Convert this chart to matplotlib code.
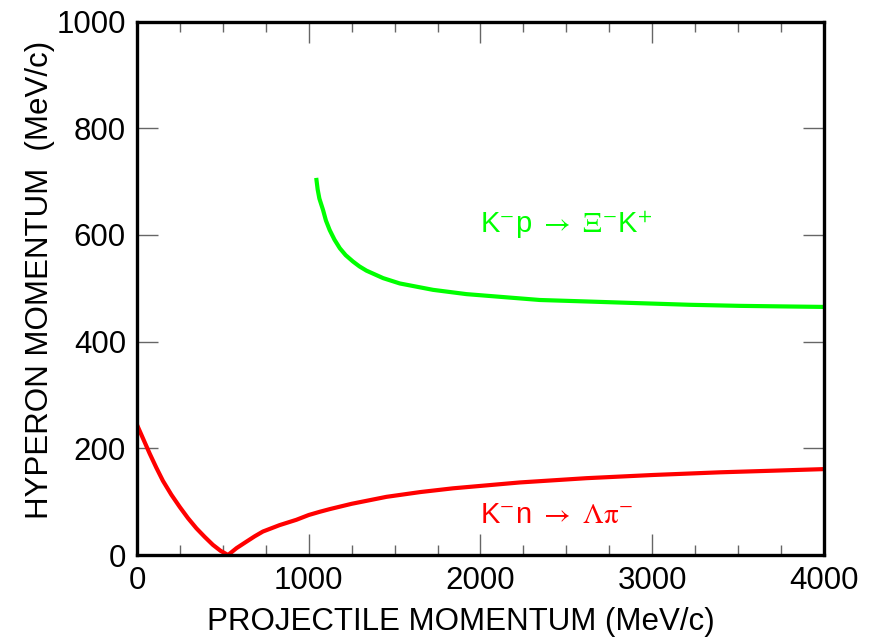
import numpy as np
import matplotlib
matplotlib.use('Agg')
import matplotlib.pyplot as plt
from matplotlib.ticker import MultipleLocator

plt.rcParams['font.family'] = ['Liberation Sans', 'DejaVu Sans']
plt.rcParams['mathtext.fontset'] = 'stix'

# ---- data ----
# K- p -> Xi- K+  (green)
xi_p  = [1045, 1052, 1062, 1083, 1100, 1122, 1150, 1181, 1215, 1258, 1295,
         1336, 1433, 1530, 1724, 1918, 2112, 2346, 2640, 2928, 3220, 3510,
         3750, 4000]
xi_q  = [703, 685, 668, 647, 627, 609, 591, 575, 562, 550, 541,
         533, 519, 509, 497, 489, 484, 478, 475, 472, 469, 467,
         466, 465]

# K- n -> Lambda pi-  (red)
lam_p = [0, 37, 74, 112, 151, 200, 249, 297, 346, 394, 442, 486, 530,
         580, 637, 685, 733, 830, 928, 1000, 1064, 1122, 1250, 1452, 1650,
         1840, 2229, 2617, 3005, 3394, 3700, 4000]
lam_q = [244, 217, 190, 164, 139, 113, 90, 69, 50, 34, 19, 8, 0,
         13, 25, 35, 44, 56, 66, 75, 81, 86, 96, 109, 118,
         125, 136, 144, 150, 155, 158, 161]

fig = plt.figure(figsize=(8.76, 6.4), dpi=100)
ax = fig.add_axes([0.1564, 0.1328, 0.7842, 0.8336])

ax.plot(xi_p, xi_q, color='#00ff00', lw=3, solid_joinstyle='round')
ax.plot(lam_p, lam_q, color='#ff0000', lw=3, solid_joinstyle='round')

ax.set_xlim(0, 4000)
ax.set_ylim(0, 1000)

ax.xaxis.set_major_locator(MultipleLocator(1000))
ax.xaxis.set_minor_locator(MultipleLocator(250))
ax.yaxis.set_major_locator(MultipleLocator(200))

ax.tick_params(which='both', direction='in', top=True, right=True,
               color='#666666', width=1, labelsize=22.5)
ax.tick_params(which='major', length=15, pad=8)
ax.tick_params(which='minor', length=7.5)
for sp in ax.spines.values():
    sp.set_linewidth(2.4)

ax.text(2000, 604, r'K$^{-}$p $\rightarrow$ $\Xi^{-}$K$^{+}$', color='#00ff00',
        fontsize=21, ha='left', va='baseline')
ax.text(2000, 60, r'K$^{-}$n $\rightarrow$ $\mathrm{\Lambda\pi}^{-}$', color='#ff0000',
        fontsize=21, ha='left', va='baseline')

fig.text(461 / 876, 1 - 622 / 640, 'PROJECTILE MOMENTUM (MeV/c)',
         fontsize=22.5, ha='center', va='center')
fig.text(40 / 876, 1 - 280 / 640, 'HYPERON MOMENTUM  (MeV/c)',
         fontsize=22.5, ha='center', va='center', rotation=90)

fig.savefig('out.png', dpi=100)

========================================

(Task) Starting at the first line of the material, output exactly the lines up to and including the one with "ax = fig.add_axes([0.1564, 0.1328, 0.7842, 0.8336])". Do not include the pictures.

(Answer to this task)
Convert this chart to matplotlib code.
import numpy as np
import matplotlib
matplotlib.use('Agg')
import matplotlib.pyplot as plt
from matplotlib.ticker import MultipleLocator

plt.rcParams['font.family'] = ['Liberation Sans', 'DejaVu Sans']
plt.rcParams['mathtext.fontset'] = 'stix'

# ---- data ----
# K- p -> Xi- K+  (green)
xi_p  = [1045, 1052, 1062, 1083, 1100, 1122, 1150, 1181, 1215, 1258, 1295,
         1336, 1433, 1530, 1724, 1918, 2112, 2346, 2640, 2928, 3220, 3510,
         3750, 4000]
xi_q  = [703, 685, 668, 647, 627, 609, 591, 575, 562, 550, 541,
         533, 519, 509, 497, 489, 484, 478, 475, 472, 469, 467,
         466, 465]

# K- n -> Lambda pi-  (red)
lam_p = [0, 37, 74, 112, 151, 200, 249, 297, 346, 394, 442, 486, 530,
         580, 637, 685, 733, 830, 928, 1000, 1064, 1122, 1250, 1452, 1650,
         1840, 2229, 2617, 3005, 3394, 3700, 4000]
lam_q = [244, 217, 190, 164, 139, 113, 90, 69, 50, 34, 19, 8, 0,
         13, 25, 35, 44, 56, 66, 75, 81, 86, 96, 109, 118,
         125, 136, 144, 150, 155, 158, 161]

fig = plt.figure(figsize=(8.76, 6.4), dpi=100)
ax = fig.add_axes([0.1564, 0.1328, 0.7842, 0.8336])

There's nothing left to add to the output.